With a new budget full of holes for the chronically homeless to fall through, members of our homeless community must continue to endure many challenges despite trying their best to get by. This is not to speak of the young people aging out of foster care and entering into shelter care, senior citizens, the mentally ill and young mothers. Some struggling residents may get help from rapid rehousing this year, but others will wait in vain.
As in years past, passionate advocates from all over the city fought for money to be allocated to homeless services in the District budget for Fiscal Year 2015.
May the Lord keep us for standing up for what is right, so people don’t have to live in a city where they can be economically discriminated against or can’t find housing. Poor people have been working and living all their lives in this city to make DC their home.
Along with a group of fellow advocates including Reginald Black, I went to a council member’s office on a recent lobby day advocacy event. Our group included twelve women, all of whom are from different walks of life. They spoke about what homeless people need in order to live in Washington, DC with some dignity and respect. The women articulated their ideas as well as their proposed solutions for what would be fair funding for homeless services, especially in a city that’s not hunting for cash.
The council member’s staff person listened, then told us that most homeless people are not from the area. These are the kind of talking points officials use to justify not putting enough money in the budget to prevent people living in dangerous conditions and dying on the streets. They use these words to imply homelessness is not the city’s problem while seniors live out their lives in shelters.
As a homeless advocate and having been homeless myself, I would say only about 30 percent of those in low barrier shelters are people who are not lifelong or long-time DC residents.
There are always nine or 10 council members who talk the good talk, but when it comes time for a vote, the poor and the homeless are forgotten.
We can’t continue to have council members and mayors who really offer no solutions, not one policy, no viable plan that would begin to address the housing crisis most poor and homeless residents find themselves in this election year. We need to hold all candidates accountable to have a plan that all or most DC residents can agree on.
DC residents have said the number one thing the District government needs to address is the urgent need for affordable housing. Here are some solutions the city council and Advisory Neighborhood Commissions should consider.
One would be to look at “right to housing” initiatives such as the one fourth rule.
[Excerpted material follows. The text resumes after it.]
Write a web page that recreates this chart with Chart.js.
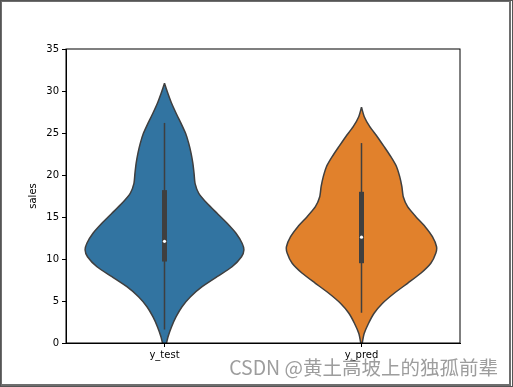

Qualifying individuals pay one quarter of their income for affordable housing with local and federal subsidies and participating landlords helping to make up the difference.
As the twelve ladies at the lobbying event stressed, programs such as TANF (Temporary Assistance for Needy Families) and LRSP (Local Rent Supplement Program) can also be useful tools in getting people quickly housed.
Single Room Occupancy or SRO units should be made available for homeless youths, offering them stability while they complete their job skills training or educations.
Rapid rehousing should be expanded for singles and families and a robust permanent supportive housing program should be available for those who are extremely disabled, physically or mentally.
In these ways, I believe we can at least start to address the housing crisis in the District of Columbia.